> [Direction]:
Skip any picture you find and retype all the remaining lines exactly.

> [Dataset extract]:
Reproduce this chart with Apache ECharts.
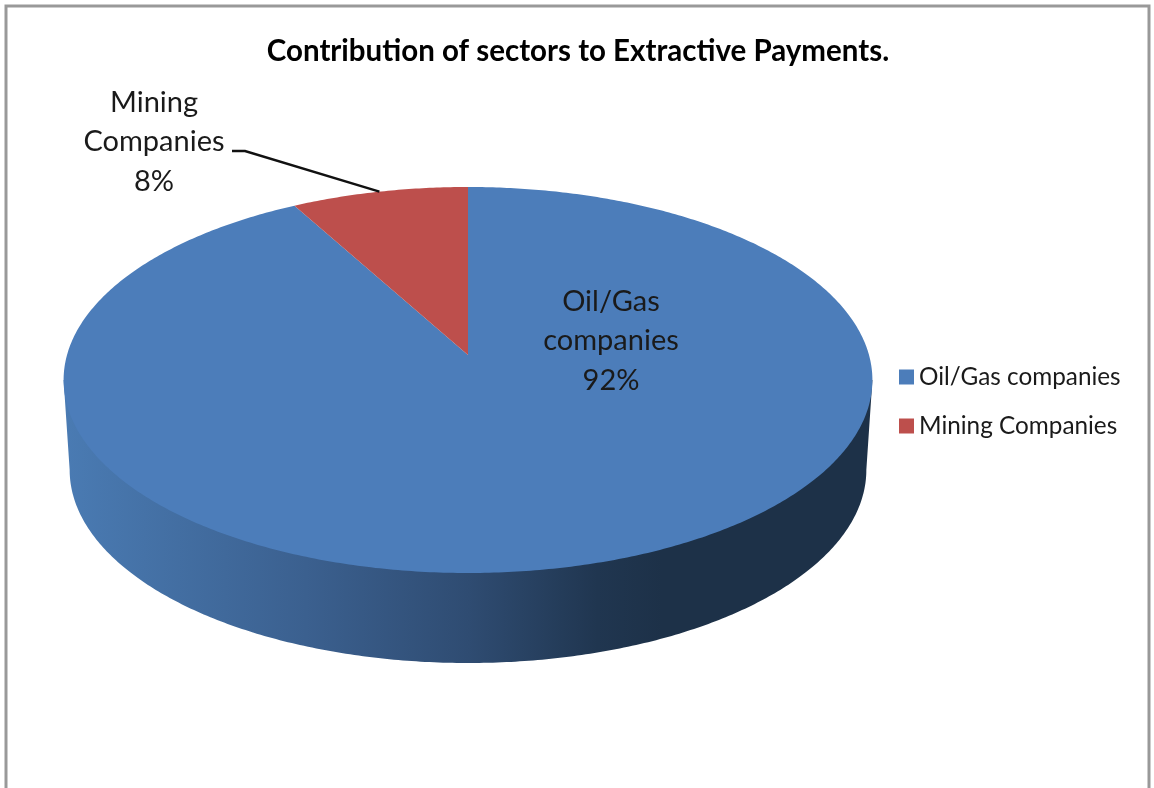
<!DOCTYPE html>
<html>
<head>
<meta charset="utf-8">
<style>html,body{margin:0;padding:0;background:#fff}#c{width:1154px;height:788px}</style>
<script src="https://cdn.jsdelivr.net/npm/echarts@6/dist/echarts.min.js"></script>
</head>
<body>
<div id="c"></div>
<script>
const categories = ['Oil/Gas companies', 'Mining Companies'];
const shares = [92, 8];
const chartTitle = 'Contribution of sectors to Extractive Payments.';

const FONT = 'Lato, "Noto Sans", sans-serif';
const total = shares.reduce((a, b) => a + b, 0);
const k = 0.1295;
function projectUV(u, v, drop, scale) {
  const d = 1 + k * v;
  return [468 + 401 * scale * u / d, (355 - 143.8 * v) / d + drop];
}
function project(t, drop, scale) {
  return projectUV(Math.sin(t), Math.cos(t), drop, scale);
}
function arc(t0, t1, drop, scale) {
  const n = Math.max(2, Math.ceil(Math.abs(t1 - t0) / 0.01)), out = [];
  for (let i = 0; i <= n; i++) out.push(project(t0 + (t1 - t0) * i / n, drop, scale));
  return out;
}
function sliceAngles(i) {
  const before = shares.slice(0, i).reduce((a, b) => a + b, 0);
  return [before / total * 2 * Math.PI, (before + shares[i]) / total * 2 * Math.PI];
}
function renderSide() {
  const a = Math.PI / 2 + Math.asin(k), b = 2 * Math.PI - a;
  const pts = [project(a, 0, 1)].concat(arc(a, b, 90, 0.985), [project(b, 0, 1)]);
  return {
    type: 'polygon',
    shape: { points: pts },
    style: {
      fill: new echarts.graphic.LinearGradient(63, 0, 873, 0, [
        { offset: 0, color: '#4a7bb3' },
        { offset: 0.3, color: '#3b608f' },
        { offset: 0.5, color: '#2f4c72' },
        { offset: 0.66, color: '#203650' },
        { offset: 0.74, color: '#1d3148' },
        { offset: 1, color: '#1d3148' }
      ], true)
    }
  };
}
const labelPlace = [
  { x: 611, y: 341 },
  { x: 154, y: 142 }
];
function renderSlice(i, color) {
  const [t0, t1] = sliceAngles(i);
  const name = categories[i];
  const children = [{
    type: 'polygon',
    shape: { points: [projectUV(0, 0, 0, 1)].concat(arc(t0, t1, 0, 1)) },
    style: { fill: color }
  }];
  if (i === 1) {
    children.push({
      type: 'polyline',
      shape: { points: [[232, 151], [245, 151], project((t0 + t1) / 2, 0, 1)] },
      style: { stroke: '#111', lineWidth: 2.4, fill: null }
    });
  }
  children.push({
    type: 'text',
    style: {
      text: name.replace(' ', '\n') + '\n' + Math.round(shares[i] / total * 100) + '%',
      x: labelPlace[i].x, y: labelPlace[i].y,
      align: 'center', verticalAlign: 'middle',
      font: '400 29px ' + FONT, lineHeight: 39.5, fill: '#1a1a1a'
    }
  });
  return { type: 'group', children };
}
const colors = ['#4c7dba', '#bd4f4c'];
const chart = echarts.init(document.getElementById('c'), null, { renderer: 'canvas' });
chart.setOption({
  animation: false,
  backgroundColor: '#fff',
  title: {
    text: chartTitle, left: 573, top: 31, textAlign: 'center',
    textStyle: { fontFamily: FONT, fontWeight: 700, fontSize: 29.5, color: '#000' }
  },
  legend: {
    orient: 'vertical', left: 899, top: 365, itemWidth: 15, itemHeight: 15, itemGap: 25,
    icon: 'rect', selectedMode: false, data: categories,
    textStyle: { fontFamily: FONT, fontSize: 24.3, color: '#1a1a1a' },
    padding: 0
  },
  graphic: [
    { type: 'polyline', silent: true, shape: { points: [[6, 788], [6, 6], [1149, 6], [1149, 788]] },
      style: { stroke: '#999', lineWidth: 3, fill: null } }
  ],
  series: [
    { type: 'custom', name: 'side', coordinateSystem: 'none', silent: true, data: [total], renderItem: renderSide },
    { type: 'custom', name: categories[0], coordinateSystem: 'none', silent: true, data: [shares[0]],
      itemStyle: { color: colors[0] }, renderItem: () => renderSlice(0, colors[0]) },
    { type: 'custom', name: categories[1], coordinateSystem: 'none', silent: true, data: [shares[1]],
      itemStyle: { color: colors[1] }, renderItem: () => renderSlice(1, colors[1]) }
  ]
});
</script>
</body>
</html>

> [Output below]:
Reproduce this chart with Apache ECharts.
<!DOCTYPE html>
<html>
<head>
<meta charset="utf-8">
<style>html,body{margin:0;padding:0;background:#fff}#c{width:1154px;height:788px}</style>
<script src="https://cdn.jsdelivr.net/npm/echarts@6/dist/echarts.min.js"></script>
</head>
<body>
<div id="c"></div>
<script>
const categories = ['Oil/Gas companies', 'Mining Companies'];
const shares = [92, 8];
const chartTitle = 'Contribution of sectors to Extractive Payments.';

const FONT = 'Lato, "Noto Sans", sans-serif';
const total = shares.reduce((a, b) => a + b, 0);
const k = 0.1295;
function projectUV(u, v, drop, scale) {
  const d = 1 + k * v;
  return [468 + 401 * scale * u / d, (355 - 143.8 * v) / d + drop];
}
function project(t, drop, scale) {
  return projectUV(Math.sin(t), Math.cos(t), drop, scale);
}
function arc(t0, t1, drop, scale) {
  const n = Math.max(2, Math.ceil(Math.abs(t1 - t0) / 0.01)), out = [];
  for (let i = 0; i <= n; i++) out.push(project(t0 + (t1 - t0) * i / n, drop, scale));
  return out;
}
function sliceAngles(i) {
  const before = shares.slice(0, i).reduce((a, b) => a + b, 0);
  return [before / total * 2 * Math.PI, (before + shares[i]) / total * 2 * Math.PI];
}
function renderSide() {
  const a = Math.PI / 2 + Math.asin(k), b = 2 * Math.PI - a;
  const pts = [project(a, 0, 1)].concat(arc(a, b, 90, 0.985), [project(b, 0, 1)]);
  return {
    type: 'polygon',
    shape: { points: pts },
    style: {
      fill: new echarts.graphic.LinearGradient(63, 0, 873, 0, [
        { offset: 0, color: '#4a7bb3' },
        { offset: 0.3, color: '#3b608f' },
        { offset: 0.5, color: '#2f4c72' },
        { offset: 0.66, color: '#203650' },
        { offset: 0.74, color: '#1d3148' },
        { offset: 1, color: '#1d3148' }
      ], true)
    }
  };
}
const labelPlace = [
  { x: 611, y: 341 },
  { x: 154, y: 142 }
];
function renderSlice(i, color) {
  const [t0, t1] = sliceAngles(i);
  const name = categories[i];
  const children = [{
    type: 'polygon',
    shape: { points: [projectUV(0, 0, 0, 1)].concat(arc(t0, t1, 0, 1)) },
    style: { fill: color }
  }];
  if (i === 1) {
    children.push({
      type: 'polyline',
      shape: { points: [[232, 151], [245, 151], project((t0 + t1) / 2, 0, 1)] },
      style: { stroke: '#111', lineWidth: 2.4, fill: null }
    });
  }
  children.push({
    type: 'text',
    style: {
      text: name.replace(' ', '\n') + '\n' + Math.round(shares[i] / total * 100) + '%',
      x: labelPlace[i].x, y: labelPlace[i].y,
      align: 'center', verticalAlign: 'middle',
      font: '400 29px ' + FONT, lineHeight: 39.5, fill: '#1a1a1a'
    }
  });
  return { type: 'group', children };
}
const colors = ['#4c7dba', '#bd4f4c'];
const chart = echarts.init(document.getElementById('c'), null, { renderer: 'canvas' });
chart.setOption({
  animation: false,
  backgroundColor: '#fff',
  title: {
    text: chartTitle, left: 573, top: 31, textAlign: 'center',
    textStyle: { fontFamily: FONT, fontWeight: 700, fontSize: 29.5, color: '#000' }
  },
  legend: {
    orient: 'vertical', left: 899, top: 365, itemWidth: 15, itemHeight: 15, itemGap: 25,
    icon: 'rect', selectedMode: false, data: categories,
    textStyle: { fontFamily: FONT, fontSize: 24.3, color: '#1a1a1a' },
    padding: 0
  },
  graphic: [
    { type: 'polyline', silent: true, shape: { points: [[6, 788], [6, 6], [1149, 6], [1149, 788]] },
      style: { stroke: '#999', lineWidth: 3, fill: null } }
  ],
  series: [
    { type: 'custom', name: 'side', coordinateSystem: 'none', silent: true, data: [total], renderItem: renderSide },
    { type: 'custom', name: categories[0], coordinateSystem: 'none', silent: true, data: [shares[0]],
      itemStyle: { color: colors[0] }, renderItem: () => renderSlice(0, colors[0]) },
    { type: 'custom', name: categories[1], coordinateSystem: 'none', silent: true, data: [shares[1]],
      itemStyle: { color: colors[1] }, renderItem: () => renderSlice(1, colors[1]) }
  ]
});
</script>
</body>
</html>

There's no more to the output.